* begin DATA FOR THE TASK *
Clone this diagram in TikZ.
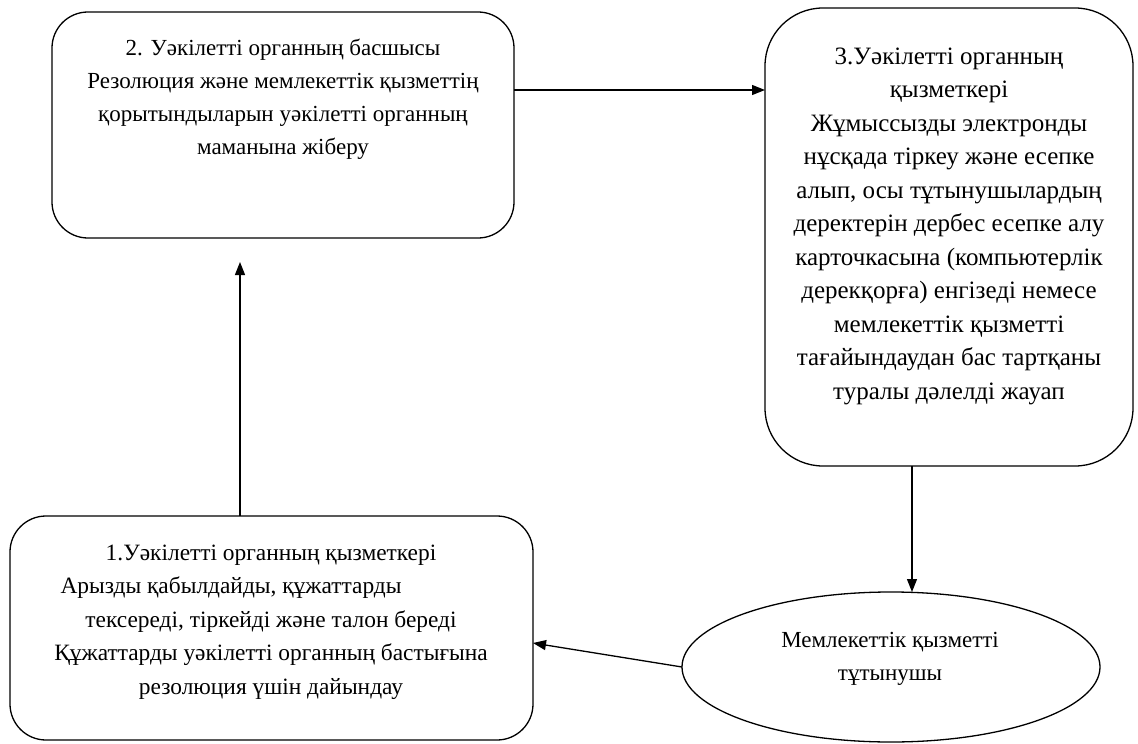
\documentclass[tikz,border=0pt]{standalone}
\usepackage{fontspec}
\setmainfont{Liberation Serif}
\usetikzlibrary{arrows.meta,shapes.geometric}
\begin{document}
\begin{tikzpicture}[x=1bp,y=-1bp,
  box/.style={draw, line width=1.3bp, inner sep=0, outer sep=0},
  txt/.style={align=center, font=\fontsize{23bp}{33.5bp}\selectfont, inner sep=0},
  arr/.style={line width=1.3bp, -{Triangle[length=13bp,width=10bp]}}
]
\useasboundingbox (0,0) rectangle (1138,744);
\node[box, rounded corners=36bp, minimum width=462bp, minimum height=226bp] (b2) at (283,125) {};
\node[box, rounded corners=58bp, minimum width=368bp, minimum height=458bp] (b3) at (949,237) {};
\node[box, rounded corners=36bp, minimum width=523bp, minimum height=224bp] (b1) at (271.5,628) {};
\node[box, ellipse, minimum width=418bp, minimum height=150bp] (e) at (891,667) {};

\node[txt, font=\fontsize{23bp}{33bp}\selectfont] (t2) at (283,99) {2. Уәкілетті органның басшысы\\Резолюция және мемлекеттік қызметтің\\қорытындыларын уәкілетті органның\\маманына жіберу};
\node[txt, font=\fontsize{25bp}{33.5bp}\selectfont] (t3) at (949,226) {3.Уәкілетті органның\\қызметкері\\Жұмыссызды электронды\\нұсқада тіркеу және есепке\\алып, осы тұтынушылардың\\деректерін дербес есепке алу\\карточкасына (компьютерлік\\дерекқорға) енгізеді немесе\\мемлекеттік қызметті\\тағайындаудан бас тартқаны\\туралы дәлелді жауап};
\node[txt, font=\fontsize{23.4bp}{33.5bp}\selectfont] (t1) at (271,622) {1.Уәкілетті органның қызметкері\\Арызды қабылдайды, құжаттарды\rule{80bp}{0pt}\\тексереді, тіркейді және талон береді\\Құжаттарды уәкілетті органның бастығына\\резолюция үшін дайындау};
\node[txt] (te) at (890,659) {Мемлекеттік қызметті\\тұтынушы};

\coordinate (p1) at (240,262);
\coordinate (p2) at (0,90);
\coordinate (p3) at (912,0);
\coordinate (p4) at (0,643);
\draw[arr] (b1.north -| p1) -- (p1);
\draw[arr] (b2.east |- p2) -- (b3.west |- p2);
\draw[arr] (b3.south -| p3) -- (e.north -| p3);
\draw[arr] (e.west) -- (b1.east |- p4);
\end{tikzpicture}
\end{document}
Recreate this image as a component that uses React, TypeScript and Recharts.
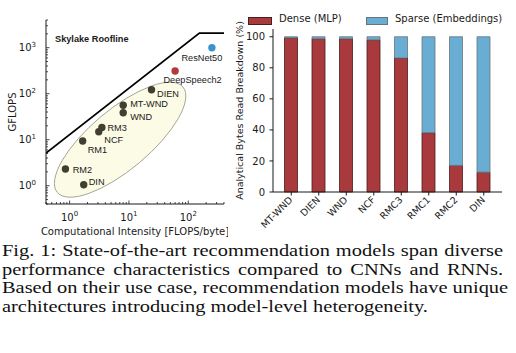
* end DATA FOR THE TASK *
• _THE REQUEST_
Reproduce all of the data exactly, omitting each picture it holds.

• _FULL RESPONSE_
Clone this diagram in TikZ.
\documentclass[tikz,border=0pt]{standalone}
\usepackage{fontspec}
\setmainfont{Liberation Serif}
\usetikzlibrary{arrows.meta,shapes.geometric}
\begin{document}
\begin{tikzpicture}[x=1bp,y=-1bp,
  box/.style={draw, line width=1.3bp, inner sep=0, outer sep=0},
  txt/.style={align=center, font=\fontsize{23bp}{33.5bp}\selectfont, inner sep=0},
  arr/.style={line width=1.3bp, -{Triangle[length=13bp,width=10bp]}}
]
\useasboundingbox (0,0) rectangle (1138,744);
\node[box, rounded corners=36bp, minimum width=462bp, minimum height=226bp] (b2) at (283,125) {};
\node[box, rounded corners=58bp, minimum width=368bp, minimum height=458bp] (b3) at (949,237) {};
\node[box, rounded corners=36bp, minimum width=523bp, minimum height=224bp] (b1) at (271.5,628) {};
\node[box, ellipse, minimum width=418bp, minimum height=150bp] (e) at (891,667) {};

\node[txt, font=\fontsize{23bp}{33bp}\selectfont] (t2) at (283,99) {2. Уәкілетті органның басшысы\\Резолюция және мемлекеттік қызметтің\\қорытындыларын уәкілетті органның\\маманына жіберу};
\node[txt, font=\fontsize{25bp}{33.5bp}\selectfont] (t3) at (949,226) {3.Уәкілетті органның\\қызметкері\\Жұмыссызды электронды\\нұсқада тіркеу және есепке\\алып, осы тұтынушылардың\\деректерін дербес есепке алу\\карточкасына (компьютерлік\\дерекқорға) енгізеді немесе\\мемлекеттік қызметті\\тағайындаудан бас тартқаны\\туралы дәлелді жауап};
\node[txt, font=\fontsize{23.4bp}{33.5bp}\selectfont] (t1) at (271,622) {1.Уәкілетті органның қызметкері\\Арызды қабылдайды, құжаттарды\rule{80bp}{0pt}\\тексереді, тіркейді және талон береді\\Құжаттарды уәкілетті органның бастығына\\резолюция үшін дайындау};
\node[txt] (te) at (890,659) {Мемлекеттік қызметті\\тұтынушы};

\coordinate (p1) at (240,262);
\coordinate (p2) at (0,90);
\coordinate (p3) at (912,0);
\coordinate (p4) at (0,643);
\draw[arr] (b1.north -| p1) -- (p1);
\draw[arr] (b2.east |- p2) -- (b3.west |- p2);
\draw[arr] (b3.south -| p3) -- (e.north -| p3);
\draw[arr] (e.west) -- (b1.east |- p4);
\end{tikzpicture}
\end{document}
Recreate this image as a component that uses React, TypeScript and Recharts.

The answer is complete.